Sika AG (SIKA.SW) Stock Analysis

A global construction-chemicals leader with pricing power and AI-enabled innovation, Sika is being valued like a cyclical laggard despite visible margin catalysts (MBCC + Fast Forward) and structural demand from data centers and decarbonization.

Overview

Sika AG is a global leader in specialty construction chemicals with a structurally defensible moat built on scale, scientific differentiation, and deep customer integration. Operating through a decentralized footprint (102 countries; 257 subsidiaries), Sika is the largest player in a fragmented CHF ~110bn global construction chemicals market, with ~12% share—about twice its closest standalone peer. Its products are high value-add chemical systems for bonding, sealing, damping, reinforcing, and protecting, which helps insulate it from commoditization typical of basic building materials. Revenue is diversified across eight end markets (notably Building Finishing and Sealing & Bonding at ~20% each; Concrete/Roofing/Industry ~15% each; plus refurbishment, waterproofing, flooring/coating), balancing new-build exposure with recurring refurbishment and industrial demand (including EV lightweighting and battery protection needs in automotive).
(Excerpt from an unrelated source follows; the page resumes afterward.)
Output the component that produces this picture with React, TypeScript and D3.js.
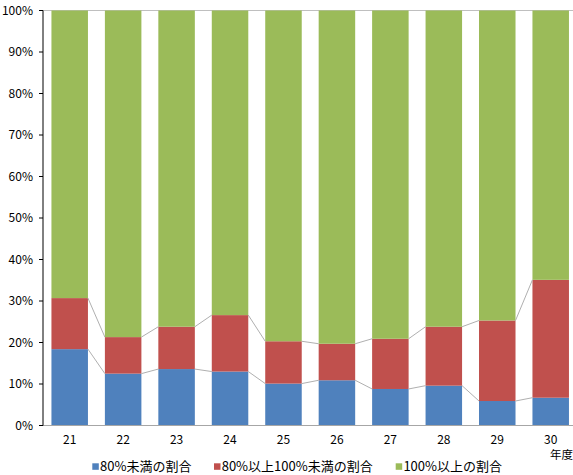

In FY2025, Sika delivered resilience in a challenging macro environment shaped by China’s housing slump and U.S. commercial delays. Reported sales fell 4.8% to CHF 11.2bn due to severe FX headwinds (-5.4%), but local-currency growth was +0.6% (+1.2% excluding China construction). Margin quality remained strong (gross material margin 54.9%, +40 bps), and cash generation was excellent (operating free cash flow CHF 1.36bn; 12.1% of sales), underscoring pricing power and operational discipline even during an industry downcycle.